= GIVEN EXERCISE =
The lines from the top of the material through the line with "(opR) at (597,696)" are to be set down exactly. Leave the pictures out.

= COLLECTED DATA =
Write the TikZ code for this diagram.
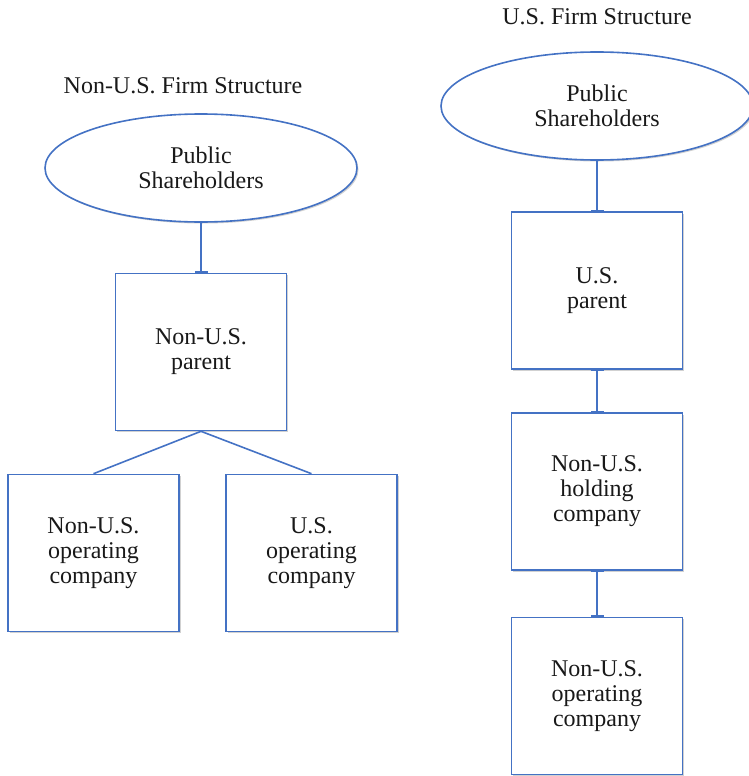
\documentclass[tikz,border=0pt]{standalone}
\usepackage{fontspec}
\setmainfont{Liberation Serif}
\usetikzlibrary{arrows.meta,shapes.geometric,shadows}

\begin{document}
\begin{tikzpicture}[x=1pt,y=-1pt,
	every node/.style={font=\rmfamily\fontsize{24}{25}\selectfont,text=black!90},
	firm/.style={draw=boxblue,line width=1.6pt,fill=white,align=center,inner sep=0pt,
		drop shadow={shadow xshift=1.5pt,shadow yshift=-1.5pt,opacity=0.18,fill=black}},
	company/.style={firm,rectangle,minimum width=171pt,minimum height=157pt},
	holders/.style={firm,ellipse,minimum width=312pt,minimum height=108pt},
	link/.style={draw=boxblue,line width=1.6pt},
	tee/.style={-{Bar[width=13pt,line width=1.4pt]}},
	teetee/.style={{Bar[width=13pt,line width=1.4pt]}-{Bar[width=13pt,line width=1.4pt]}}]

\definecolor{boxblue}{RGB}{68,114,196}

\useasboundingbox (0,0) rectangle (749,776);

% non-U.S. firm
\node[anchor=base] (titleL) at (183,93) {Non-U.S. Firm Structure};
\node[holders] (pubL) at (201,168) {Public\\Shareholders};
\node[company] (parentL) at (201,352) {Non-U.S.\\parent};
\node[company] (opL) at (93.5,553) {Non-U.S.\\operating\\company};
\node[company] (usopL) at (311.5,553) {U.S.\\operating\\company};

\draw[link,tee] (pubL.south) -- (parentL.north);
\draw[link] (parentL.south) -- (opL.north);
\draw[link] (parentL.south) -- (usopL.north);

% U.S. firm
\node[anchor=base] (titleR) at (597,25) {U.S. Firm Structure};
\node[holders] (pubR) at (597,106) {Public\\Shareholders};
\node[company] (parentR) at (597,290.5) {U.S.\\parent};
\node[company] (holdR) at (597,491.5) {Non-U.S.\\holding\\company};
\node[company] (opR) at (597,696) {Non-U.S.\\operating\\company};

\draw[link,tee] (pubR.south) -- (parentR.north);
\draw[link,teetee] (parentR.south) -- (holdR.north);
\draw[link,teetee] (holdR.south) -- (opR.north);

\end{tikzpicture}
\end{document}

= THE RESPONSE =
Write the TikZ code for this diagram.
\documentclass[tikz,border=0pt]{standalone}
\usepackage{fontspec}
\setmainfont{Liberation Serif}
\usetikzlibrary{arrows.meta,shapes.geometric,shadows}

\begin{document}
\begin{tikzpicture}[x=1pt,y=-1pt,
	every node/.style={font=\rmfamily\fontsize{24}{25}\selectfont,text=black!90},
	firm/.style={draw=boxblue,line width=1.6pt,fill=white,align=center,inner sep=0pt,
		drop shadow={shadow xshift=1.5pt,shadow yshift=-1.5pt,opacity=0.18,fill=black}},
	company/.style={firm,rectangle,minimum width=171pt,minimum height=157pt},
	holders/.style={firm,ellipse,minimum width=312pt,minimum height=108pt},
	link/.style={draw=boxblue,line width=1.6pt},
	tee/.style={-{Bar[width=13pt,line width=1.4pt]}},
	teetee/.style={{Bar[width=13pt,line width=1.4pt]}-{Bar[width=13pt,line width=1.4pt]}}]

\definecolor{boxblue}{RGB}{68,114,196}

\useasboundingbox (0,0) rectangle (749,776);

% non-U.S. firm
\node[anchor=base] (titleL) at (183,93) {Non-U.S. Firm Structure};
\node[holders] (pubL) at (201,168) {Public\\Shareholders};
\node[company] (parentL) at (201,352) {Non-U.S.\\parent};
\node[company] (opL) at (93.5,553) {Non-U.S.\\operating\\company};
\node[company] (usopL) at (311.5,553) {U.S.\\operating\\company};

\draw[link,tee] (pubL.south) -- (parentL.north);
\draw[link] (parentL.south) -- (opL.north);
\draw[link] (parentL.south) -- (usopL.north);

% U.S. firm
\node[anchor=base] (titleR) at (597,25) {U.S. Firm Structure};
\node[holders] (pubR) at (597,106) {Public\\Shareholders};
\node[company] (parentR) at (597,290.5) {U.S.\\parent};
\node[company] (holdR) at (597,491.5) {Non-U.S.\\holding\\company};
\node[company] (opR) at (597,696) {Non-U.S.\\operating\\company};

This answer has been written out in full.